Николай ожидал встретить мудрого седобородого старца, но перед ним мужчина, которому нет и сорока. Открытое лицо, дружелюбный взгляд из-под нависших густых бровей. В Бартельсе почти нет ничего немецкого: такие вот мужиковатые, плечистые встречаются в Казани на каждом шагу. Иоганн Мартин Христиан Бартельс долго не хотел ехать в Россию, но политическая обстановка в Европе заставила его пойти на этот шаг. После неудачи Пруссии в войне с Наполеоном многие немецкие ученые остались без средств к существованию, без надежд и возможностей серьезно заниматься любимым делом. Бартельсу, выходцу из бедной семьи, попросту грозила голодная смерть.
Бартельс не знает русского языка. Он приятно поражен, когда студент Лобачевский заговаривает с ним на немецком. Речь льется непринужденно, произношение твердое, чисто брауншвейгское. Еще больше поражен Бартельс, когда узнает, что Лобачевскому известны труды Гаусса, его теория чисел.
— Кто был вашим учителем?
— Карташевский.
— Это достойнейший человек! — произносит Бартельс в присутствии Яковкина. — Теперь я убеждаюсь, что Казанский университет ни в чем не уступает немецким.

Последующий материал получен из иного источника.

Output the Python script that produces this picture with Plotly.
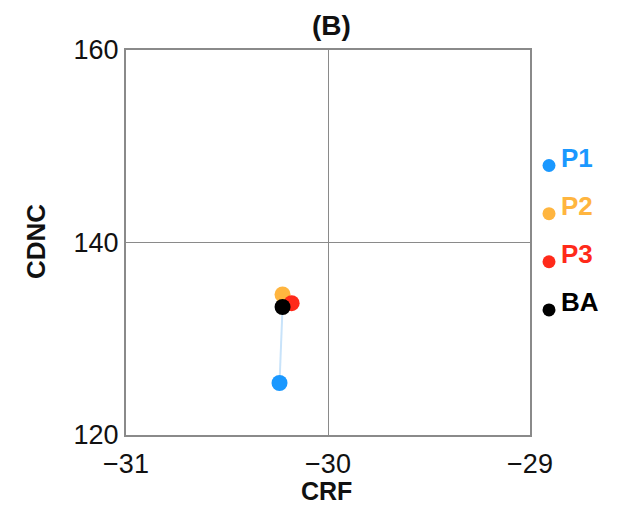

— Вы были учителем «геттингенского колосса» Гаусса? Лаплас будто бы сказал…
Бартельс смеется.
— Гаусс — мой лучший друг. Он предполагал построить астрономическую обсерваторию в Брауншвейге и взять меня в помощники. Но из этой затеи ничего не получилось. Требовались деньги, а денег у нас не было. К чести Лапласа нужно сказать, он обратился к Наполеону и выхлопотал пособие для Гаусса. Да, две тысячи франков. Две тысячи франков из миллиардов, награбленных Наполеоном в Германии… Гаусс отказался от пособия. За мной утвердилась слава учителя Гаусса. Может быть, это и в самом деле справедливо? Я был помощником учителя в той школе, где учился Гаусс. В мои обязанности входила очинка перьев для Гаусса и других учеников. На свой скудный заработок я покупал книги по математике и учил по ним десятилетнего Гаусса. Я ведь всего на восемь лет старше своего достойного ученика. Ну, а что касается Лапласа, то сей великий муж никогда ничего подобного обо мне не говорил. Мы будем с вами изучать его гениальную «Небесную механику».
Бартельс Лобачевскому понравился, и он согласился, не прерывая занятий по анатомии, посещать лекции немецкого профессора.

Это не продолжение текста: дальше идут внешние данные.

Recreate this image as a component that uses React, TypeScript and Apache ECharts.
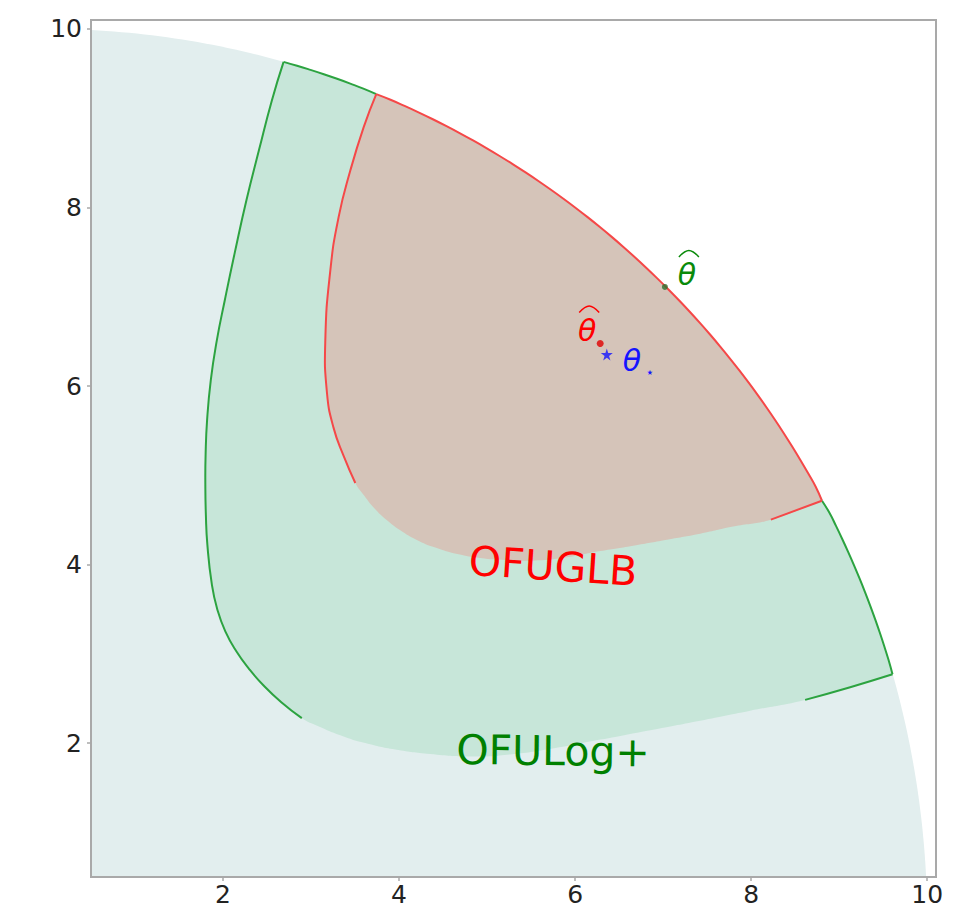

Гораздо позже в своей автобиографии Бартельс напишет о Лобачевском и его товарищах: «К моей великой радости, я нашел в Казани, несмотря на небольшое число студентов, необыкновенный интерес к математическим наукам. В своих лекциях по математическому анализу я мог рассчитывать по крайней мере на двадцать студентов; постепенно здесь у меня образовалась небольшая математическая школа, из которой вышло много хороших преподавателей для русских гимназий и университетов, особенно для Казанского учебного округа».

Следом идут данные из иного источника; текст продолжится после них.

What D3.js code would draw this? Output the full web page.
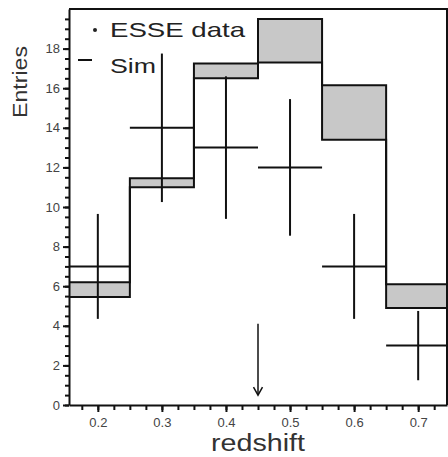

Бартельс мог себя поздравить: он встретил еще одного гения! То, что Николай Лобачевский гениален, Бартельс не сомневался. Гению присущи оригинальность и вместе с тем простота мышления. Эти качества проявились в Лобачевском с необыкновенной силой на первых же занятиях у немецкого профессора. Бартельс восторженно доносит попечителю Румовскому: «Лекции свои располагаю я так, что студенты мои в одно и то же время бывают слушателями и преподавателями. По сему правилу поручил я пред окончанием курса старшему Лобачевскому предложить под моим руководством пространную и трудную задачу о кругообращении (Rotation), которая мною для себя уже была по Лангранжу в удобопонятном виде обработана. В то же время Симонову приказано было записывать течение преподавания, которое я в четыре приема кончил, дабы сообщить его прочим слушателям. Но Лобачевский, не пользовавшись сею запискою, при окончании последней лекции подал мне решение сей столь запутанной задачи на нескольких листочках, в четверку написанное. Г. академик Вишневский, бывший тогда здесь, неожиданно восхищен был сим небольшим опытом знаний наших студентов».